Tonight at Family Home Evening (Monday night tradition) we celebrated your 1/2 birthday. It was a quiet celebration, but that's the way I wanted it. I made your favorite cake....carrot cake. And in honor of your 1/2 birthday, I only made 1/2 of a cake. We sang you 1/2 of the Happy Birthday song and just enjoyed being together, although we sorely missed YOU. After I sent everyone to bed, I sat down to watch your memorial video. I haven't really watched it since your funeral. It's just too painful. The music, the pictures, the videos. It's too much to handle knowing that you aren't here anymore. WHY? I know that answer but it is still so very hard to accept. I miss you terribly, my heart is aching so much tonight. I can hardly breathe. I cried more than I have in a long time...more like sobbing. This is HARD! It's hard living without you. It's hard not having you with me every second of every day. It's hard not hearing your beeping machines or noisy vent. I miss the way you would innocently look around, like there was so much to take in. I miss taking YOU in. Wrapping you in my arms and smelling your smell. I just plain miss you. xo
11 comments:
Happy half birthday sweet Ben! I wish I could have come eaten some of your (half) cake!

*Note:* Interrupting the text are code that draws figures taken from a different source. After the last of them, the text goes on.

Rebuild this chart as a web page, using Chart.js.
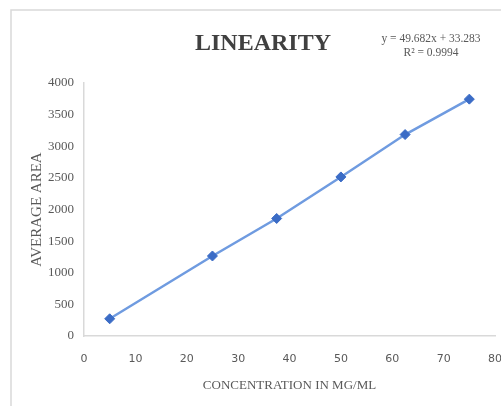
<!DOCTYPE html>
<html>
<head>
<meta charset="utf-8">
<script src="https://cdn.jsdelivr.net/npm/chart.js@4"></script>
<style>
  html, body { margin: 0; padding: 0; background: #fff; }
  #wrap { width: 501px; height: 406px; position: relative; }
</style>
</head>
<body>
<div id="wrap"><canvas id="linChart"></canvas></div>
<script>
// concentration (mg/ml) vs average peak area
const concentrations = [5, 25, 37.5, 50, 62.5, 75];
const averageArea = [272, 1265, 1858, 2515, 3185, 3745];
const xTicks = [0, 10, 20, 30, 40, 50, 60, 70, 80];
const yTicks = [0, 500, 1000, 1500, 2000, 2500, 3000, 3500, 4000];
const titleText = 'LINEARITY';
const equationLines = ['y = 49.682x + 33.283', 'R\u00b2 = 0.9994'];

const axisGrey = '#d9d9d9';
const labelGrey = '#595959';

// frame + title + trendline equation
const decorations = {
    id: 'decorations',
    beforeDraw(chart) {
        const ctx = chart.ctx;
        ctx.save();
        ctx.fillStyle = '#fff';
        ctx.fillRect(0, 0, chart.width, chart.height);
        ctx.strokeStyle = '#d9d9d9';
        ctx.lineWidth = 1.5;
        ctx.beginPath();
        ctx.moveTo(11, chart.height);
        ctx.lineTo(11, 10);
        ctx.lineTo(chart.width, 10);
        ctx.stroke();
        ctx.restore();
    },
    afterDraw(chart) {
        const ctx = chart.ctx;
        ctx.save();
        ctx.textAlign = 'center';
        ctx.textBaseline = 'middle';
        ctx.fillStyle = '#404040';
        ctx.font = 'bold 24px "Liberation Serif"';
        ctx.fillText(titleText, 263, 44);
        ctx.fillStyle = labelGrey;
        ctx.font = '11.5px "Liberation Serif"';
        equationLines.forEach((t, i) => ctx.fillText(t, 431, 39 + i * 14));
        ctx.restore();
    }
};

const ctx = document.getElementById('linChart').getContext('2d');
new Chart(ctx, {
    type: 'scatter',
    data: {
        datasets: [{
            data: concentrations.map((x, i) => ({ x: x, y: averageArea[i] })),
            showLine: true,
            borderColor: '#6f9be0',
            borderWidth: 2.5,
            pointStyle: 'rectRot',
            pointRadius: 5,
            pointBackgroundColor: '#3b6cc6',
            pointBorderColor: '#3b6cc6',
            pointBorderWidth: 1
        }]
    },
    options: {
        responsive: true,
        maintainAspectRatio: false,
        animation: false,
        layout: { padding: { top: 83, right: 4, left: 0, bottom: 0 } },
        plugins: { legend: { display: false }, tooltip: { enabled: false }, title: { display: false } },
        scales: {
            x: {
                type: 'linear',
                min: 0, max: 80,
                afterBuildTicks: (s) => { s.ticks = xTicks.map(v => ({ value: v })); },
                afterFit: (s) => { s.height = 70; s.paddingLeft = 0; s.paddingRight = 0; },
                grid: { display: false, drawTicks: false },
                border: { display: true, color: axisGrey, width: 1.5 },
                ticks: { padding: 17, color: labelGrey, font: { family: 'DejaVu Sans', size: 11 }, maxRotation: 0 },
                title: { display: true, text: 'CONCENTRATION IN MG/ML', color: labelGrey,
                         font: { family: 'Liberation Serif', size: 13 }, padding: { top: 0, bottom: 13 } }
            },
            y: {
                type: 'linear',
                min: 0, max: 4000,
                afterBuildTicks: (s) => { s.ticks = yTicks.map(v => ({ value: v })); },
                afterFit: (s) => { s.width = 84; s.paddingTop = 0; s.paddingBottom = 0; },
                grid: { display: false, drawTicks: false },
                border: { display: true, color: axisGrey, width: 1.5 },
                ticks: { padding: 10, color: labelGrey, font: { family: 'Liberation Serif', size: 13 },
                         callback: (v) => String(v) },
                title: { display: true, text: 'AVERAGE AREA', color: labelGrey,
                         font: { family: 'Liberation Serif', size: 15 }, padding: { top: 28, bottom: 0 } }
            }
        }
    },
    plugins: [decorations]
});
</script>
</body>
</html>
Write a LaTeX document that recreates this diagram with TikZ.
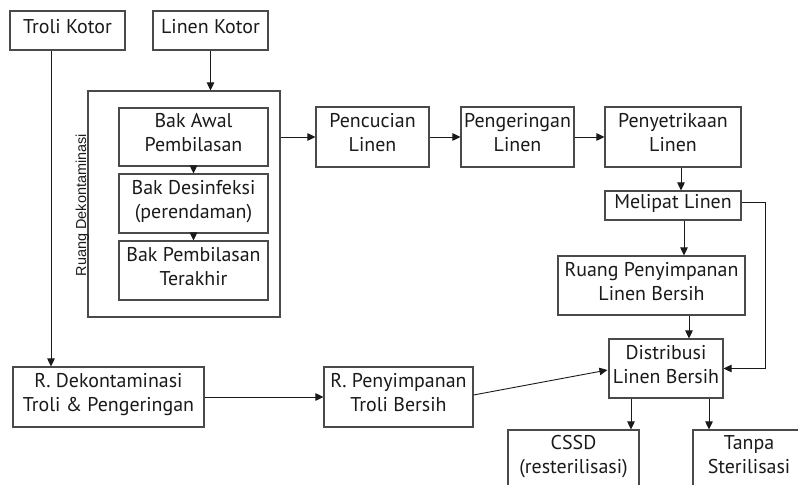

a life worth celebrating...
as often as possible!
Love you guys!!!
I'm sorry it's hard, Becky. I wish there were something I could do. Hoping you find comfort during these hard times. Wish there were something I could do. xo
Thinking of you xxx
Lots of hugs and prayers.
Happy half birthday angel Ben.
(sorry)
XOXO
miss you and I wish I wasn't so far away ( 2 hours N of DHMC) cause I would let you snuggle with the man and listen to his machinces beep anytime if it would help in any way. :( xxxooo
I can't even imagine Becky! But, when I try, I can barely breathe as well! Love, Hugs and Prayers!!!
Happy 1/2 birthday Ben! You are SO MISSED! Hugs sweet boy!
Oh becky I know it has got to be so hard to go through this. My heart is aching for you. I pray you will have the strength to get through this.
Love and hugs, sweet niece!
It hurts me that you're in pain dear friend. I love you.